В одной из бесед с профессором С. мы сошлись на мысли (почти во всем с ним сошлись), что не надо делать козлом отпущения Ленина, как и кого бы то ни было. Да, Ленин виноват как совратитель империи с назначенного ей историей пути, но он совершенно не виноват в том, что наши предки и мы его обоготворили, поклонялись ему, как буддисты поклоняются Будде. Вот что важно, прежде всего.
Ходил в лес и вдруг понял неполноту моего слияния с лесом: пора отсюда уезжать. Здешний лес не приносит мне изумления новизны, открытия; все повторяется, все было... В лесу хорошо, но нет остроты приобщения, открытия. Возможно, так еще потому, что нет в лесу грибов. В сентябре не выдалось ни одного дня с солнцем; бабьему лету все не улыбнуться. Зато есть поздняя малина, самая сладкая, мягкая, сговорчивая, идущая навстречу ягода. Гроздья висят вровень с твоим ртом, можно отрясти ягоду с ветви прямо в корзину.
Вечером ходил в моей лодочке по озеру с блесной. Вышел на берег, помахал спиннингом, но щука пренебрегла, блесна зацепилась за топляк. Вот начнут вылавливать топляки — хоть открывай музей поднятых со дна Капшозера блесен. Под музей согласен отдать мою избу, сам буду и хранителем, на общественных началах. Вдруг выточил пилу, распилил бревно, наготовил дров.
У Личутина прочел, что перлы, то есть жемчужины в нашем народе — лесовики-рыбари-охотники, с их всепримиренностью, терпеливостью, ясномыслием, нераздражительностью, очарованностью. Я все жду в себе этой жемчужности, но — увы! — староват, источены зубы.
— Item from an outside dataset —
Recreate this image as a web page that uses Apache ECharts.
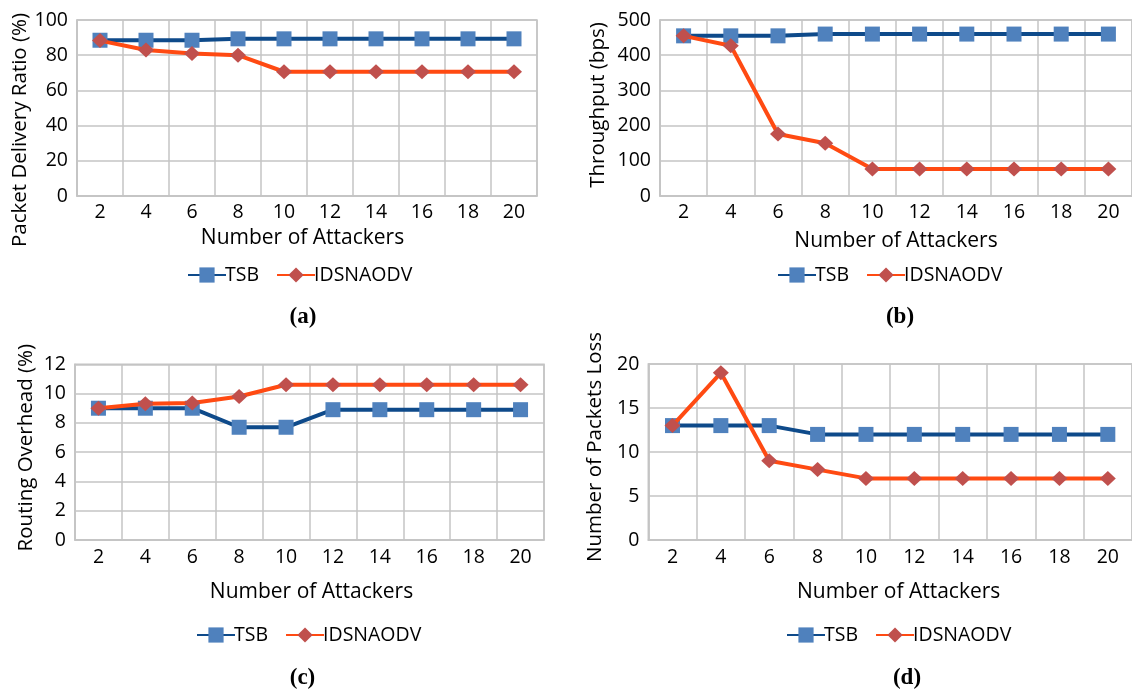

Истопил жарко печь. В лесу собранную малину сварил. Сейчас 4 часа ночи. Или утра. Пью чай с малиновым вареньем.
Утром зашел Володя Жихарев, принес нарубленного самосаду. Все возвратилось на круги своя: надо самому гнать самогон, выращивать табачок.
Заворачивал самосад в английскую газету «Гардиан», привезенную из Англии, чтобы читать на досуге у себя на ранчо в Нюрговичах — вышло шибко хорошо, бумага тонкая, не искрит, как тихвинская «Трудовая слава». Пришла мысль написать в Лондон, в редакцию «Гардиан» об этом, непредусмотренном, достоинстве газеты: хороша для самокруток. Мысль пришла и ушла, как приходит и уходит кот Мурзик. В избе тепло, подслащиваю жизнь малиновым вареньем. Уеду отсюда, исполненный терпеливости рыбаря-охотника, лесного человека. Но почему же не идет гриб?
Холодная, сырая, ненастная ночь. В избе сладостно тепло. Играет по радио музыка. Варится картошка, еще есть капля постного масла, лук. Лежит черная, восторженно-любящая, всегда голодная собака. Будем с ней есть картошку.
Сегодня мы с собакой ходили по малину. Я ее угостил ягодами, она сообразила, что можно малину скусывать с веток, но не достать. Я сламывал ветки с ягодами, кидал ей, она ела.
Впервые после долгого избяного быта вышел на волю, стихли восток и север, стало тихо, правда, с низкой нависью туч, с обильной росой — жемчуга на зеленой отаве. С целым днем жизни предстоящей, без малейшего насилия над собой, с полной свободой выбора. У меня предчувствие, что сегодня придут грибы. Такое предчувствие было в первый день по приезде, не оставляло по сей миг, а приехал я 14 июля; сегодня 10 сентября. Сбегаю в дальние боры, надо им поклониться.
Сегодня как будто купил цветной телевизор, включил, вместо серенького: красиво, весело, в мир вернулись краски. Наступило абсолютное безветрие, воцарилась зеркальность вод, сделалось тихо-тихо.
Сбегал в лес с корзиной и ружьем, понимая, что это — вещи несовместные: ружье требует верхоглядства — высматривать сидящих на деревах птиц. Моя собака то и дело взлаивала, сообщала мне, что птица посажена, сидит, что она, собака, птицу держит своим лаем, до прихода охотника. Я как мог поспешал; завидев меня, собака кидалась на дерево, обкусывала с хрустом нижние сучки — демонстрировала ярую охотничью страсть. Всякий раз на вершине ели я обнаруживал не черную птицу — глухаря, так нужного мне для супа и жаркого, а рыжую не выкуневшую белку. Стрелить белку было бы совсем уже никуда, хотя собака ждала от меня именно этого. Впрочем, сделав свою работу, собака убегала как будто с облегчением, как будто она пошутила. Вскоре опять лес оглашался ее лаем.